Many of the neighborhoods surrounding St Elizabeths East were once farmland, and the rural character remains laced between the houses, apartment buildings, and institutions that have replaced the farm buildings and fields.

  • Nearest to St Elizabeths East, the neighborhood of Congress Heights can trace its history to a billboard placed by a hopeful developer, Colonel Arthur Emmett Randle in the 1890s and reading, “Watch for a Town—Congress Heights.” A Mississippi native who moved to the nation’s capital in 1885, Randle owned a parcel immediately south of the National Race Course and a small frame public schoolhouse that served all the children in this corner of the District.  Congress Heights residents (originally truck farmers, nurserymen, bulb growers, florists, and fruit dealers) coupled with travelers from Maryland created a demand for the basic services and eventually the commercial establishments that today populate an area intersected by Martin Luther King Jr. and Malcolm X Avenues.
  • The historic Anacostia neighborhood was founded as Uniontown in 1854.  Washington’s first planned suburb hosts a variety of wood frame and brick houses and townhouses, as well as grander homes such as Cedar Hill, which today is the Frederick Douglass National Historic Site.

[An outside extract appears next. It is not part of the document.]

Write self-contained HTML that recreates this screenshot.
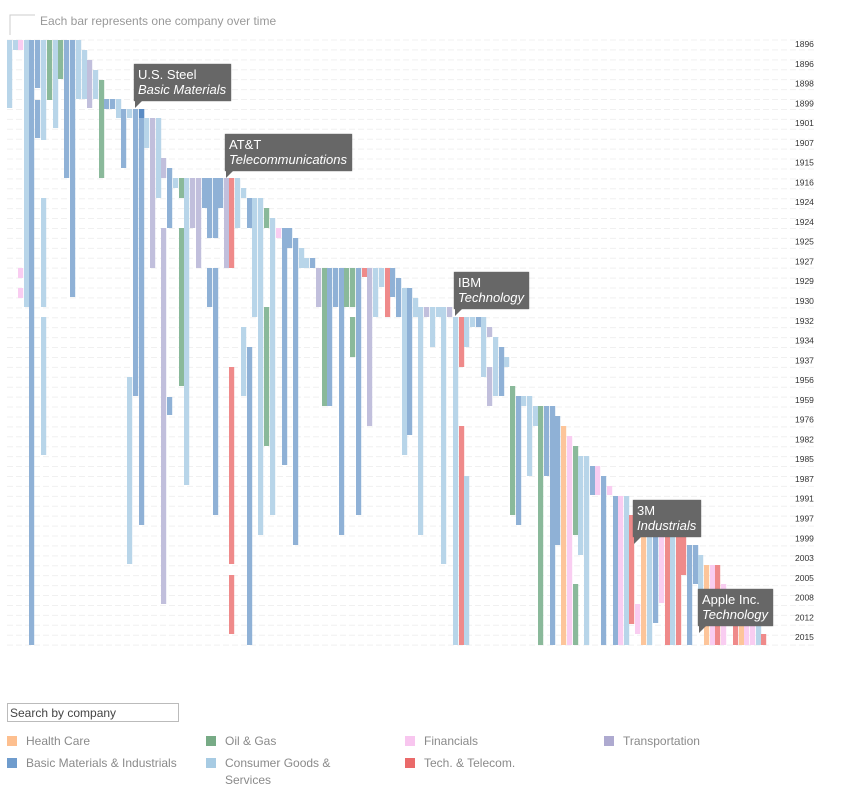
<!DOCTYPE html>
<html><head><meta charset="utf-8">
<style>
body{margin:0;background:#fff;width:853px;height:787px;overflow:hidden;font-family:"Liberation Sans",sans-serif;}
#wrap{position:relative;width:853px;height:787px;}
.tip{position:absolute;background:#676767;color:#fff;font-size:13px;line-height:15px;padding:3px 5px 4px 4px;white-space:nowrap;box-shadow:0 0 1px #555;}
.tip i{font-style:italic;}
.tip:after{content:"";position:absolute;left:1px;bottom:-7px;border-left:0 solid transparent;border-right:7px solid transparent;border-top:7px solid #676767;}
.leg{position:absolute;font-size:12px;color:#8a8a8a;line-height:17px;}
.sw{position:absolute;width:10px;height:10px;}
</style></head><body><div id="wrap">
<svg id="s" width="853" height="787" style="position:absolute;left:0;top:0">
<polyline points="10,35 10,15 35,15" fill="none" stroke="#ccc" stroke-width="1"/>
<text x="40" y="25" font-size="12" fill="#999" font-family="Liberation Sans, sans-serif">Each bar represents one company over time</text>
<g id="grid"></g><g id="bars"></g><g id="yrs" font-size="8.5" fill="#333" font-family="Liberation Sans, sans-serif"></g>
</svg>
<div class="tip" style="left:134px;top:64px;">U.S. Steel<br><i>Basic Materials</i></div>
<div class="tip" style="left:225px;top:134px;">AT&amp;T<br><i>Telecommunications</i></div>
<div class="tip" style="left:454px;top:272px;">IBM<br><i>Technology</i></div>
<div class="tip" style="left:633px;top:500px;">3M<br><i>Industrials</i></div>
<div class="tip" style="left:698px;top:589px;">Apple Inc.<br><i>Technology</i></div>
<div style="position:absolute;left:7px;top:703px;height:19px;border:1px solid #bbb;font-size:12px;color:#444;line-height:18px;padding-left:2px;box-sizing:border-box;width:172px;">Search by company</div>
<div class="sw" style="left:7px;top:736px;background:#fdbf8f"></div><div class="leg" style="left:26px;top:733px">Health Care</div>
<div class="sw" style="left:206px;top:736px;background:#77ab86"></div><div class="leg" style="left:225px;top:733px">Oil &amp; Gas</div>
<div class="sw" style="left:405px;top:736px;background:#f8c6ef"></div><div class="leg" style="left:424px;top:733px">Financials</div>
<div class="sw" style="left:604px;top:736px;background:#aeaad0"></div><div class="leg" style="left:623px;top:733px">Transportation</div>
<div class="sw" style="left:7px;top:758px;background:#6f9ccd"></div><div class="leg" style="left:26px;top:755px">Basic Materials &amp; Industrials</div>
<div class="sw" style="left:206px;top:758px;background:#a7cbe3"></div><div class="leg" style="left:225px;top:755px;width:130px">Consumer Goods &amp;<br>Services</div>
<div class="sw" style="left:405px;top:758px;background:#ea6a6a"></div><div class="leg" style="left:424px;top:755px">Tech. &amp; Telecom.</div>
</div>
<script>
var C={L:"#b8d5e9",B:"#8fb1d6",G:"#8ab99a",P:"#c1bfdc",K:"#f9cdf1",R:"#ef8a8a",O:"#fdc59a"};
var D=[
[7,"L",40,108],[13,"L",40,50],[18,"K",40,50,268,278,288,298],[24,"L",40,307],[29,"B",40,645],[35,"B",40,88,100,138],
[41,"L",40,140,198,307,317,455],[47,"G",40,100],[53,"L",40,128],[58,"G",40,79],[64,"B",40,178],[70,"B",40,297],
[76,"L",40,99],[82,"L",50,99],[87,"P",60,108],[93,"L",70,99],[99,"G",80,178],[104,"B",99,109],[110,"B",99,109],
[116,"L",99,118],[121,"B",109,168],[127,"L",109,118,377,564],[133,"B",109,396],[139,"B",109,525],[144,"L",118,148],
[150,"P",118,268],[156,"L",118,198],[161,"P",158,178,228,604],[167,"B",168,228,397,415],[173,"L",178,188],
[179,"G",178,198,228,386],[184,"L",178,485],[190,"P",178,228],[196,"P",178,268],[202,"B",178,208],[207,"B",178,238,268,307],
[213,"B",178,238,268,515],[218,"B",178,208],[224,"P",178,268],[229,"R",178,268,367,564,575,634],[235,"L",178,228],
[241,"L",188,198,327,396],[247,"B",198,228,347,645],[252,"L",198,317],[258,"L",198,535],[264,"G",208,228,307,446],
[270,"L",218,515],[276,"K",228,238],[282,"B",228,465],[287,"B",228,248],[293,"B",238,545],[299,"L",248,268],
[304,"L",258,268],[310,"B",258,268],[316,"P",268,307],[322,"G",268,406],[327,"B",268,406],[333,"B",268,307],
[339,"B",268,535],[344,"G",268,307],[350,"G",268,307,317,357],[356,"B",268,515],[362,"R",268,277],[367,"P",268,426],
[373,"L",268,317],[379,"L",268,287],[385,"R",268,317],[390,"B",268,297],[396,"B",278,317],[402,"L",288,455],
[407,"B",288,298,298,435],[413,"L",298,317],[418,"L",307,535],[424,"P",307,317],[430,"L",307,347],[436,"L",307,317],
[441,"L",307,564],[447,"P",307,317],[453,"L",317,645],[459,"R",317,367,426,645],[464,"L",317,347,476,645],
[470,"L",317,327],[476,"B",317,327],[481,"L",317,377],[487,"P",327,337,367,406],[493,"L",337,396],[499,"B",347,396],
[504,"L",357,367],[510,"G",386,515],[516,"B",396,525],[521,"L",396,406],[527,"L",396,476],[533,"L",406,426],
[538,"G",406,645],[544,"B",406,476],[550,"B",406,645],[555,"B",416,545],[561,"O",426,645],[567,"K",436,645],
[573,"G",446,535,584,645],[578,"L",456,555],[584,"L",456,645],[590,"B",466,495],[595,"K",466,495],[601,"B",476,645],
[607,"K",486,495],[613,"B",496,645],[618,"K",496,645],[624,"L",496,645],[629,"R",515,624],[635,"K",604,634],
[641,"O",515,645],[647,"L",525,645],[653,"B",525,623],[659,"K",525,603],[665,"R",535,645],[670,"L",535,645],
[676,"R",535,645],[681,"R",535,575],[687,"B",545,645],[693,"B",545,584],[698,"L",555,594],[704,"O",565,645],
[710,"K",565,645],[715,"R",565,645],[721,"K",584,645],[727,"B",594,620],[733,"R",604,645],[739,"O",614,645],
[744,"K",624,645],[750,"K",624,645],[756,"L",624,645],[761,"R",634,645]];
var NS="http://www.w3.org/2000/svg",g=document.getElementById("grid"),b=document.getElementById("bars"),y=document.getElementById("yrs");
function el(p,t,a){var e=document.createElementNS(NS,t);for(var k in a)e.setAttribute(k,a[k]);p.appendChild(e);return e;}
for(var i=0;i<=61;i++){var yy=40+i*9.92;el(g,"line",{x1:7,x2:815,y1:yy,y2:yy,stroke:"#f0f0f0","stroke-dasharray":"6,3","stroke-width":1});}
D.forEach(function(d){for(var j=2;j<d.length;j+=2){el(b,"rect",{x:d[0],y:d[j],width:5.2,height:d[j+1]-d[j],fill:C[d[1]]});}});
el(b,"rect",{x:139,y:109,width:5.2,height:9,fill:"#5b8cc4"});
var Y=[1896,1896,1898,1899,1901,1907,1915,1916,1924,1924,1925,1927,1929,1930,1932,1934,1937,1956,1959,1976,1982,1985,1987,1991,1997,1999,2003,2005,2008,2012,2015];
Y.forEach(function(v,i){var t=el(y,"text",{x:795,y:47+i*19.77});t.textContent=v;});
</script>
</body></html>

  • Located in the far eastern quadrant of Ward 8 in southeast Washington, the Washington Highlands neighborhood is dominated by multi-housing and single family housing consisting of mostly duplex homes and rowhouses. With most of its com­mercial interests located along South Capitol Street, the topography of the area offers some views into downtown core as well into Prince Georges County, Maryland.
  • Bellevue, which sits at the far southern end of the District, hosts the new William O. Lockridge/Bellevue Neighborhood Library, a 22,000 square foot facility with more than 40,000 books, DVDs and other library materials, and a capacity to hold up to 80,000.   The neighborhood also features many garden and high-rise apartments, and some 1940s era detached homes with yards.

Ward 8 is also home to several large federal and local institutions, including Bolling Air Force Base and the St Elizabeths West campus, being developed today as a future home for Department of Homeland Security offices, including those of the U.S. Coast Guard.